## start
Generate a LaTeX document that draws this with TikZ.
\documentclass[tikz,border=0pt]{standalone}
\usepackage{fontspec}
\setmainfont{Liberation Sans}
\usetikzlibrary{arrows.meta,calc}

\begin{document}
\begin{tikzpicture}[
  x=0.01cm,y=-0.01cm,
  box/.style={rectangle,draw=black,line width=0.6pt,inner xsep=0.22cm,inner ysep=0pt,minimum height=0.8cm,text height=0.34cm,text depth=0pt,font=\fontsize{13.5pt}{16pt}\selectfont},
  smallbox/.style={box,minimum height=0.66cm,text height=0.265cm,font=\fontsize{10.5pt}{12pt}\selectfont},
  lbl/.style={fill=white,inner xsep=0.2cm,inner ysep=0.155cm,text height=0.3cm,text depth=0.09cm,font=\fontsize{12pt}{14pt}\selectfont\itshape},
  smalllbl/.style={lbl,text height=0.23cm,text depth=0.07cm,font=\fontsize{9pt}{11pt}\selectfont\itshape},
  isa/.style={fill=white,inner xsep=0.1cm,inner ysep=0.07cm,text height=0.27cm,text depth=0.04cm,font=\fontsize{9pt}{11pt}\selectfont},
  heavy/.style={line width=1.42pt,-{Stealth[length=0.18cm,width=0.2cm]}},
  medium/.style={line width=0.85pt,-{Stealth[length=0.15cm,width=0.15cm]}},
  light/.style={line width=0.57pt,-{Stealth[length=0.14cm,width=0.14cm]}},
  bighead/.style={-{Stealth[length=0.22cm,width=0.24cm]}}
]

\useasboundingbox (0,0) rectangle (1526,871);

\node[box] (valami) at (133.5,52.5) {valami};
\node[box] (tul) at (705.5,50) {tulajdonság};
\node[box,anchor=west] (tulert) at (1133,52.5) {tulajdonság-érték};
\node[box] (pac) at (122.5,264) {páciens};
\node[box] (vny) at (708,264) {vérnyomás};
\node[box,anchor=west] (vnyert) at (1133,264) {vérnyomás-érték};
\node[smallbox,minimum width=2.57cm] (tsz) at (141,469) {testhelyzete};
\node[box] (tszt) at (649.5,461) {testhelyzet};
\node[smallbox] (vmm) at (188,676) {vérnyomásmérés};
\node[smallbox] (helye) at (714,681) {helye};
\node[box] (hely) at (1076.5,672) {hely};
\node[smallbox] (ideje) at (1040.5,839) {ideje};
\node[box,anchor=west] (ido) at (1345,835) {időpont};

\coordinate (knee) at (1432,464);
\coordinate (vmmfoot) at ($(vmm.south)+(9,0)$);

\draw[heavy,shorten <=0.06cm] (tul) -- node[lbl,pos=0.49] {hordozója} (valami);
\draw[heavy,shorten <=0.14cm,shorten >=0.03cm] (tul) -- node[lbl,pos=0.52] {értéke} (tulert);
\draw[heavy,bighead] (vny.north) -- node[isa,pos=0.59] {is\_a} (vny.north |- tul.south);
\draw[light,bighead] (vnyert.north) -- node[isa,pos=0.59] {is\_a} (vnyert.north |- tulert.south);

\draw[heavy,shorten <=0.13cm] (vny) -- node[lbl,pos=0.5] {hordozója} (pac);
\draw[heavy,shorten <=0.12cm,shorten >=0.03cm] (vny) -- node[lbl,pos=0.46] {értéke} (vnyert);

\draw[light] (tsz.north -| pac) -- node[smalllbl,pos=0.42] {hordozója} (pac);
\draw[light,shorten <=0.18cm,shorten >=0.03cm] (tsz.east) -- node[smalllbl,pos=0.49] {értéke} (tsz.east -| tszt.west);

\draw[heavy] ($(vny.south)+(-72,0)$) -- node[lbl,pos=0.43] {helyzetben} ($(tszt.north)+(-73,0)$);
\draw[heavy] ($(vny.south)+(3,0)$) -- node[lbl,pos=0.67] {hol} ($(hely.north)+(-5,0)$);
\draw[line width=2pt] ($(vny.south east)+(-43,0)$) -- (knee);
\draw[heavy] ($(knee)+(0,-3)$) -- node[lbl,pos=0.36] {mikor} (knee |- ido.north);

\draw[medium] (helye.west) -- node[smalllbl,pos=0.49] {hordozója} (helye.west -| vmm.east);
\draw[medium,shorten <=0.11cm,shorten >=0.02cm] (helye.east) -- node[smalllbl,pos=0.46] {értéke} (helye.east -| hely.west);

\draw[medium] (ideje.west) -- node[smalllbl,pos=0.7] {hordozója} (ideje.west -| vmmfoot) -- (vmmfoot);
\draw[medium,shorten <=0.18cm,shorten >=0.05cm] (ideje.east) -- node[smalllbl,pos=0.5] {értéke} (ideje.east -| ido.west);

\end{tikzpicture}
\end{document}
## end
## start
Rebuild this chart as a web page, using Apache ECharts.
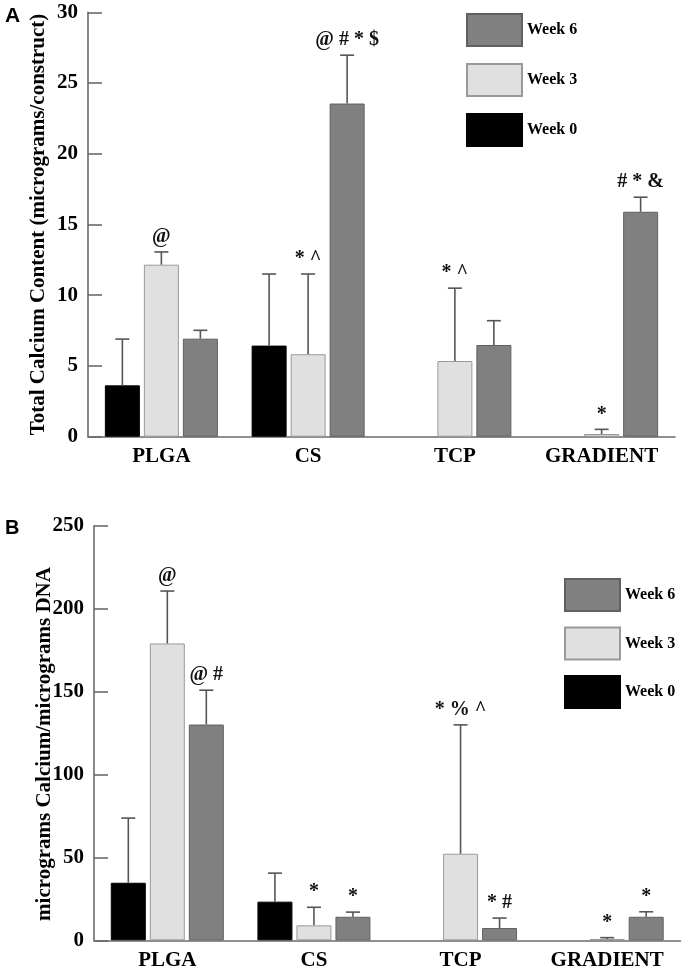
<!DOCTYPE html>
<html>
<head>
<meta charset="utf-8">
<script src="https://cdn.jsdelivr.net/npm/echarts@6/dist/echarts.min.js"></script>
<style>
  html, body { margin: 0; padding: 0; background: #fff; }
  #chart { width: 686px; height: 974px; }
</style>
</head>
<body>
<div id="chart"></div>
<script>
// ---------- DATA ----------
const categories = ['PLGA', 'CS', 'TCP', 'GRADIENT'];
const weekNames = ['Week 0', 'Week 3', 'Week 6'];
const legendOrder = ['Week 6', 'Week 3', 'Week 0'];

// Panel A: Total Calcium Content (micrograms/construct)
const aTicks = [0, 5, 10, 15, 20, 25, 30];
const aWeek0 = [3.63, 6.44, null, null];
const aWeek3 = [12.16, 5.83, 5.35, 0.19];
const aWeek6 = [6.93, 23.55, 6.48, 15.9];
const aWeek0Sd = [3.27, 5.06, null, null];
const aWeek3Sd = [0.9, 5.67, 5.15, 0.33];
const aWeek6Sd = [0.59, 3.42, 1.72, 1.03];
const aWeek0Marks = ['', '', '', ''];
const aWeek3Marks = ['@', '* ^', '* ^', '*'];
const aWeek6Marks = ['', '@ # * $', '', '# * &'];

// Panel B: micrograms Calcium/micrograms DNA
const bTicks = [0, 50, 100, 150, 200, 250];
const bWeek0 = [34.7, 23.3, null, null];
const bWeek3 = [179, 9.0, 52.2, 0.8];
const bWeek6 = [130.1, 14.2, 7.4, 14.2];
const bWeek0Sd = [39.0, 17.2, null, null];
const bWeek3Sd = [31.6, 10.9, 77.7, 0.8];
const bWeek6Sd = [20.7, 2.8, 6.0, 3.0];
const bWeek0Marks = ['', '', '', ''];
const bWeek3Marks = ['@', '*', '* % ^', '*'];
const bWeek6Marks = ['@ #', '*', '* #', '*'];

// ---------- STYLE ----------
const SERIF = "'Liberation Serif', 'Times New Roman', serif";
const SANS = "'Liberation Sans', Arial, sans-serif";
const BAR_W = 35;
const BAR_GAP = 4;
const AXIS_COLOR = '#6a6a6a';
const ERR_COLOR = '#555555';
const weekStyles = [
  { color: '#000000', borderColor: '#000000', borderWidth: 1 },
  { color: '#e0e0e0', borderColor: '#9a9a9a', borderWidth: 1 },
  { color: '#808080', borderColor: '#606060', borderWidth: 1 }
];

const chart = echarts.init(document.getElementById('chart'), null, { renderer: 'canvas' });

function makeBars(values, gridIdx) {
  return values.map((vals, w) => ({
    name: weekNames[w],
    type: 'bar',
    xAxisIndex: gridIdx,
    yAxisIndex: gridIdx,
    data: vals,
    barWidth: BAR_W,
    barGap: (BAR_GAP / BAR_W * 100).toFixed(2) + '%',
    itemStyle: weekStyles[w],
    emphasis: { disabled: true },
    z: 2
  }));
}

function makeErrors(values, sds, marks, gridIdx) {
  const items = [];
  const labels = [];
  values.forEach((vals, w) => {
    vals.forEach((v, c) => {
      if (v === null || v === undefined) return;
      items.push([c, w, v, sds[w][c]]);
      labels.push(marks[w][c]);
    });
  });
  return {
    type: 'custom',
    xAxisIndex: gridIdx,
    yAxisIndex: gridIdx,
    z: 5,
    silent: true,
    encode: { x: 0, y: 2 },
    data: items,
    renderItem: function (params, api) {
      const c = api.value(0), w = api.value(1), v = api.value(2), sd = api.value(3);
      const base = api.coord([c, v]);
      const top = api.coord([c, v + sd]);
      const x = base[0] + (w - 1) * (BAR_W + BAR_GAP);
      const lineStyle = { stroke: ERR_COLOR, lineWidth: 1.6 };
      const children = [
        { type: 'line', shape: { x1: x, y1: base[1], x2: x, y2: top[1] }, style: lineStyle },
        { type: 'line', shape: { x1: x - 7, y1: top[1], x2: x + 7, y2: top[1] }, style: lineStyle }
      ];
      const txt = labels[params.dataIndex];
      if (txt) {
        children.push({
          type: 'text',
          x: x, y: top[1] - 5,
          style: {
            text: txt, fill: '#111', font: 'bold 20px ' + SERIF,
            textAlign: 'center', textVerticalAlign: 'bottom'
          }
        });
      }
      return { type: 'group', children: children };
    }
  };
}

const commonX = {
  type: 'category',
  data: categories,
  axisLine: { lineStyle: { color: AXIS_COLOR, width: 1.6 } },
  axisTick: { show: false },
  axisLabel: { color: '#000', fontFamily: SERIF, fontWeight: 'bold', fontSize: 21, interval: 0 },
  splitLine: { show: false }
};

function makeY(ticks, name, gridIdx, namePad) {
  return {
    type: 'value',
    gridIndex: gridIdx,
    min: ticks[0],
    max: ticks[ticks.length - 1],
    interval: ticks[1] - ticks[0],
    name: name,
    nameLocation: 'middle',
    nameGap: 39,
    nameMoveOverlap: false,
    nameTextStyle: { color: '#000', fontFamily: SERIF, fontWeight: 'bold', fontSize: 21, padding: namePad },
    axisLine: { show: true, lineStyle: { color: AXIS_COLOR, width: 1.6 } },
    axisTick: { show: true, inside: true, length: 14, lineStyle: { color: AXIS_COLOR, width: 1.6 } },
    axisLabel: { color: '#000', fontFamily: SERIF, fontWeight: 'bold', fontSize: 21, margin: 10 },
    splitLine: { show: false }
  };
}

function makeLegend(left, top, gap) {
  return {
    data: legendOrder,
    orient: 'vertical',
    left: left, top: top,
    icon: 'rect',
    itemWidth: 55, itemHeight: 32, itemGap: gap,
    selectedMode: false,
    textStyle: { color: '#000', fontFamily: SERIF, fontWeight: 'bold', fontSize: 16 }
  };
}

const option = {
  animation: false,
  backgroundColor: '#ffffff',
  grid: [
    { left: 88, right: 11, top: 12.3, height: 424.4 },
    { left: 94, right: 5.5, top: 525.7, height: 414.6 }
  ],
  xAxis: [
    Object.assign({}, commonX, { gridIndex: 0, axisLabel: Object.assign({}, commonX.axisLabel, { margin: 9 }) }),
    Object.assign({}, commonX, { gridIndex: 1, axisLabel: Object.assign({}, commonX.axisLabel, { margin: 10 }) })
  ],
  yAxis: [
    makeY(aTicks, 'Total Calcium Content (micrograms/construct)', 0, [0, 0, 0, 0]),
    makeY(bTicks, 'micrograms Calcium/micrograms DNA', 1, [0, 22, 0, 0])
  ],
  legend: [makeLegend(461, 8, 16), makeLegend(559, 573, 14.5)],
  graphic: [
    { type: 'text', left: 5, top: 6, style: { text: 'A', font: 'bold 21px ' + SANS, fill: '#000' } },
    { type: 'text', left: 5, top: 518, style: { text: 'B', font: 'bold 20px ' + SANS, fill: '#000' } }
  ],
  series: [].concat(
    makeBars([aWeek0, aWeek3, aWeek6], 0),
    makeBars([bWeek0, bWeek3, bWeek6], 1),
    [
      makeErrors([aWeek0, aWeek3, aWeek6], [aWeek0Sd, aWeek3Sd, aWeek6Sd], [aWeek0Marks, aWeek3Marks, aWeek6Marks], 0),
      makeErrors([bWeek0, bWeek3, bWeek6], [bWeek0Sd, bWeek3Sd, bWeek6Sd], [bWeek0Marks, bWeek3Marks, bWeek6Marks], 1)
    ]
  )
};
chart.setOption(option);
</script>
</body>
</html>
## end
## start
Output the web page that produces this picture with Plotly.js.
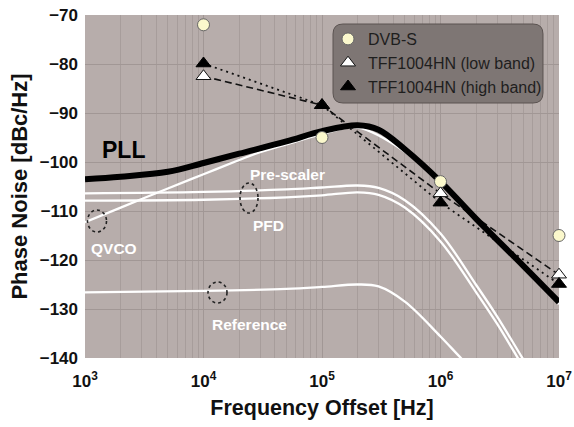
## end
§ Task goal
Drop the images and output only the lines from the one that contains "Rebuild this chart" to the one that contains "const legendOrder = ['Week", both included.

§ Result for this task
Rebuild this chart as a web page, using Apache ECharts.
<!DOCTYPE html>
<html>
<head>
<meta charset="utf-8">
<script src="https://cdn.jsdelivr.net/npm/echarts@6/dist/echarts.min.js"></script>
<style>
  html, body { margin: 0; padding: 0; background: #fff; }
  #chart { width: 686px; height: 974px; }
</style>
</head>
<body>
<div id="chart"></div>
<script>
// ---------- DATA ----------
const categories = ['PLGA', 'CS', 'TCP', 'GRADIENT'];
const weekNames = ['Week 0', 'Week 3', 'Week 6'];
const legendOrder = ['Week 6', 'Week 3', 'Week 0'];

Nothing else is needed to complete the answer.